The broader market has done better than Sensex in the month of May 2021. The S&P BSE Midcap Index appreciated by 7.16% and the S&P BSE Small-cap Index rose by 8.93%. Power & Capital goods were the winning sectors for the month. As the Covid-19 wave receded during the month domestic focussed sectors saw renewed interest.
Quantum Long Term Equity Value Fund saw a 7.11% appreciation in its NAV in May 2021. This compares to a 6.94% appreciation in its benchmark S&P BSE 200. Outperformance for the month was driven by holdings in Financials & Consumer discretionary. Cash in the scheme stood at approximately 7.7% at the end of May.
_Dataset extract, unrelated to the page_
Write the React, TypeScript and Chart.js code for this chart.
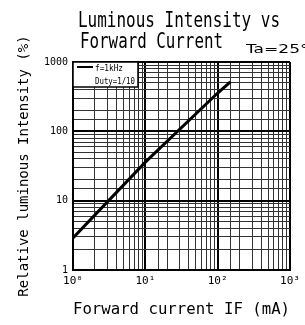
import React, { useEffect, useRef } from 'react';
import { Chart, registerables } from 'chart.js';

Chart.register(...registerables);

const forwardCurrent = [1, 10, 100, 150];
const relIntensity = [2.9, 36, 357, 515];
const yTickLabels = ['1', '10', '100', '1000'];
const xTickLabels = ['10\u2070', '10\u00b9', '10\u00b2', '10\u00b3'];
const titleLines = ['Luminous Intensity vs', 'Forward Current'];
const tempLabel = 'Ta=25\u00b0C';
const legendLines = ['f=1kHz', 'Duty=1/10'];
const xTitle = 'Forward current IF (mA)';
const yTitle = 'Relative luminous Intensity (%)';

function decadeIndex(v: number): number {
  const l = Math.log10(v);
  const r = Math.round(l);
  return Math.abs(l - r) < 1e-6 ? r : -1;
}

const overlay = {
  id: 'overlay',
  afterDraw(chart: any) {
    const ctx = chart.ctx as CanvasRenderingContext2D;
    const fit = (text: string, x: number, y: number, font: string, w: number, ref?: string) => {
      ctx.save();
      ctx.font = font;
      const m = ctx.measureText(ref ?? text).width;
      const s = w / m;
      ctx.translate(x, y);
      ctx.scale(s, 1);
      ctx.fillText(text, 0, 0);
      ctx.restore();
    };
    ctx.save();
    ctx.fillStyle = '#000';
    ctx.textAlign = 'left';
    ctx.textBaseline = 'alphabetic';
    fit(titleLines[0], 78, 27, '22px "DejaVu Sans Mono"', 202);
    fit(titleLines[1], 80, 48, '22px "DejaVu Sans Mono"', 143);
    fit(tempLabel, 246, 53, '12px "DejaVu Sans"', 54, 'Ta=25');

    const { left, top } = chart.chartArea;
    ctx.fillStyle = '#fff';
    ctx.fillRect(left, top, 65, 25);
    ctx.strokeStyle = '#000';
    ctx.lineWidth = 1.5;
    ctx.strokeRect(left, top, 65, 25);
    ctx.beginPath();
    ctx.lineWidth = 2;
    ctx.moveTo(left + 4, top + 5);
    ctx.lineTo(left + 20, top + 5);
    ctx.stroke();
    ctx.fillStyle = '#000';
    fit(legendLines[0], left + 22, top + 9, '9px "DejaVu Sans Mono"', 28);
    fit(legendLines[1], left + 22, top + 22, '9px "DejaVu Sans Mono"', 40);
    ctx.restore();
  },
};

const gridColor = (c: any) => {
  const v = c?.tick?.value;
  return v !== undefined && decadeIndex(v) >= 0 ? '#000' : '#333';
};
const gridWidth = (c: any) => {
  const v = c?.tick?.value;
  return v !== undefined && decadeIndex(v) >= 0 ? 2 : 1;
};

export default function App() {
  const ref = useRef<HTMLCanvasElement | null>(null);
  useEffect(() => {
    if (!ref.current) return;
    const chart = new Chart(ref.current, {
      type: 'line',
      data: {
        datasets: [
          {
            data: forwardCurrent.map((x, i) => ({ x, y: relIntensity[i] })),
            borderColor: '#000',
            borderWidth: 3,
            pointRadius: 0,
            tension: 0,
            fill: false,
          },
        ],
      },
      options: {
        animation: false,
        responsive: false,
        layout: { padding: { top: 62, right: 15, left: 0, bottom: 0 } },
        plugins: { legend: { display: false }, tooltip: { enabled: false }, title: { display: false } },
        scales: {
          x: {
            type: 'logarithmic',
            min: 1,
            max: 1000,
            position: 'bottom',
            afterFit: (s: any) => {
              s.height = 55;
            },
            grid: { color: gridColor, lineWidth: gridWidth, drawTicks: false },
            border: { color: '#000', width: 2 },
            ticks: {
              autoSkip: false,
              maxRotation: 0,
              minRotation: 0,
              padding: 5,
              color: '#000',
              font: { family: 'DejaVu Sans Mono', size: 11 },
              callback: (v: any) => {
                const d = decadeIndex(Number(v));
                return d >= 0 ? xTickLabels[d] : '';
              },
            },
            title: {
              display: true,
              text: xTitle,
              color: '#000',
              font: { family: 'DejaVu Sans Mono', size: 16 },
              padding: { top: 0, bottom: 6 },
            },
          },
          y: {
            type: 'logarithmic',
            min: 1,
            max: 1000,
            position: 'left',
            afterFit: (s: any) => {
              s.width = 73;
            },
            grid: { color: gridColor, lineWidth: gridWidth, drawTicks: false },
            border: { color: '#000', width: 2 },
            ticks: {
              autoSkip: false,
              padding: 5,
              color: '#000',
              font: { family: 'DejaVu Sans Mono', size: 10 },
              callback: (v: any) => {
                const d = decadeIndex(Number(v));
                return d >= 0 ? yTickLabels[d] : '';
              },
            },
            title: {
              display: true,
              text: yTitle,
              color: '#000',
              font: { family: 'DejaVu Sans Mono', size: 14 },
              padding: { top: 16, bottom: 0 },
            },
          },
        },
      },
      plugins: [overlay],
    } as any);
    return () => chart.destroy();
  }, []);
  return (
    <div style={{ position: 'fixed', left: 0, top: 0, width: 305, height: 325, background: '#fff' }}>
      <canvas ref={ref} width={305} height={325} style={{ display: 'block' }} />
    </div>
  );
}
Our approach remains to position the portfolio towards economic recovery without undermining the risk associated with pandemic-related economic upheavals.
May has seen restrictions on mobility continue across most states. There has been some relief on the Covid-19 front as the daily new cases, active cases and daily fatalities all are trending down but the restriction on mobility has not eased. The state governments are exhibiting extreme caution to not repeat the mistakes of unlocking too quickly. Unlocking of restricted economic activity & general mobility should begin in June if the covid-19 cases continue to trend downwards. Maharashtra has already moved in that direction.
Equity markets moving from resilience to complacency:
Equity markets have welcomed the reduction of Covid-19 caseload and moved up sharply this month. They are already factoring in improvement in economic data and pent-up demand to some extent as the unlocking happens. Economic shocks like demonetization, an ill-planned GST implementation, IL&FS bankruptcy-induced credit tightness and lockdowns have tested the best of the corporate balance sheets & business models in the last few years. While larger companies are better placed to handle such jolts, it’s the smaller companies that face existential risks in such an environment. The small & midcaps indices are up by 118% and 86% in the last one year (vs. Sensex return of 62%) and reflect some sense of complacency in terms of risks. We would advise investors to exercise caution in this space.
Overall, Indian equities remain an attractive asset class and are expected to do well over the long term. A staggered investment approach via SIPs remains the simplest way to tide over market cycles. The last 12-14 months have also been a wake-up call for a balanced asset allocation plan and investors are suggested to ensure they spread their savings across Equities, Debt and Gold based on their long term goals and risk & return preferences.